The next major outbreak of fire is on New Year’s Eve – and goes on almost to the end of January. The tar barrels come out again in Allendale, this time in sawn-off form on the heads of a procession of brightly costumed guisers who unload their burning embers onto a huge bonfire at the stroke of midnight. Biggar Bonfire is even bigger, accumulating for weeks as the locals get rid of cupboards, fences, pallets and any burnable rubbish too big for the bin. Stonehaven is more choosy because their ‘Fireballs’ have to be swingable and burn in exactly the right way. A fireball consists of inflammable but not too heavy material encased in a wire netting basket and attached to a wire handle. Up to 50 local men and women make these themselves and at midnight on Hogmany walk through the streets of Stonehaven swinging them around their bodies in a spectacular fiery procession, which ends after ten minutes or so with them hurling the remnants into the harbour. Not for the faint hearted. Even the spectators can be at risk. Comrie, to the west of Perth, also has an impressive ‘Flambeaux Procession’ – but none of our photographers has phographed it.
‘Old’ New Year is celebrated in Burghead by ‘Burning the Clavie’, a device made each year out of the bottom third of a barrel, so special that only locals are allowed to make it (with traditional tools including hand forged nails and a stone hammer), fill it, light it with smouldering peat, carry it burning around the town distributing good luck embers to designated householders, and finally place it to burn out on a permanent pedestal on Doorie Hill.
Up-Helly-Aa, on the last Tuesday in January in Lerwick, Shetland, is the most spectacular fire custom of all, involving 1000 guisers, all carrying flaming torches in procession behind their ‘Viking Galley’. Virtually the whole town joins in the parties afterwards.
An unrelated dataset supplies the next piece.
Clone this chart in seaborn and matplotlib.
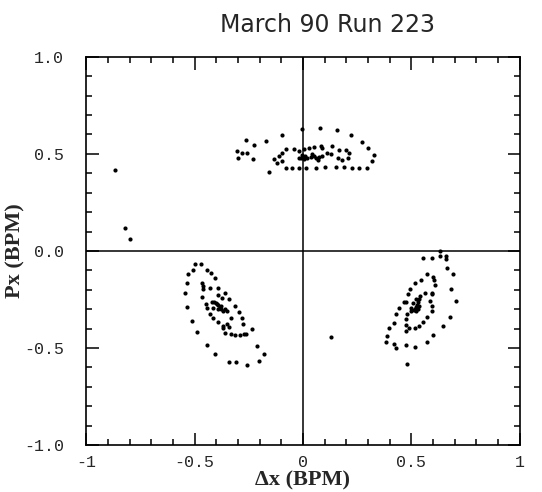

However, this successful custom is not that old. A longstanding midwinter festival, involving inevitable blazing tar barrels, was suppressed in 1874 due to ‘drunkenness and unruly behaviour’, but the Shetlanders were determined to have their fun and within seven years Up-Helly-Aa was born, to cock a snook at overbearing officialdom and at the same time celebrate their Viking inheritance. The Vikings invaded the Shetlands in the eighth century and ruled them until 1469. Lerwick is in any case closer to Bergen than Edinburgh so a ‘viking’ flavour is by no means inappropriate. However this reincarnation of Up-Helly-Aa came planned and organised and it has remained much the same ever since. Indeed it was so successful that imitation versions emerged, on other dates, in nine other locations among the Shetland Islands, from the second Friday in January at Scalloway until the third Friday in March at Delting.
Up-Helly-Aa day in Lerwick begins at 6 in the morning with the posting of ‘The Bill’, and ends at 6 the next morning after the parties in the Halls. The parade and the burning of the galley make an astonishing spectacle. However there is much more to it than that; Up-Helly-Aa lasts all year, with galley building, costume designing and making, meetings, fund raising events and the like. Being invited onto the 18-man committee means elevation to the cream of Lerwick society and leads, 18 years later, to the pinnacle of ‘Guizer Jarl’. It is more than just another custom, it is a crucial part of Lerwick life. Still it is worth pointing out that, though they have quite different ‘origins’, Up-Helly-Aa looks surprisingly similar to Lewes Bonfire Night 800 miles away to the south, while Comrie and Allendale are surely related. Hatherleigh and Ottery St Mary, on the other hand, seem more like the unruly affair that was Up-Helly-Aa before 1874.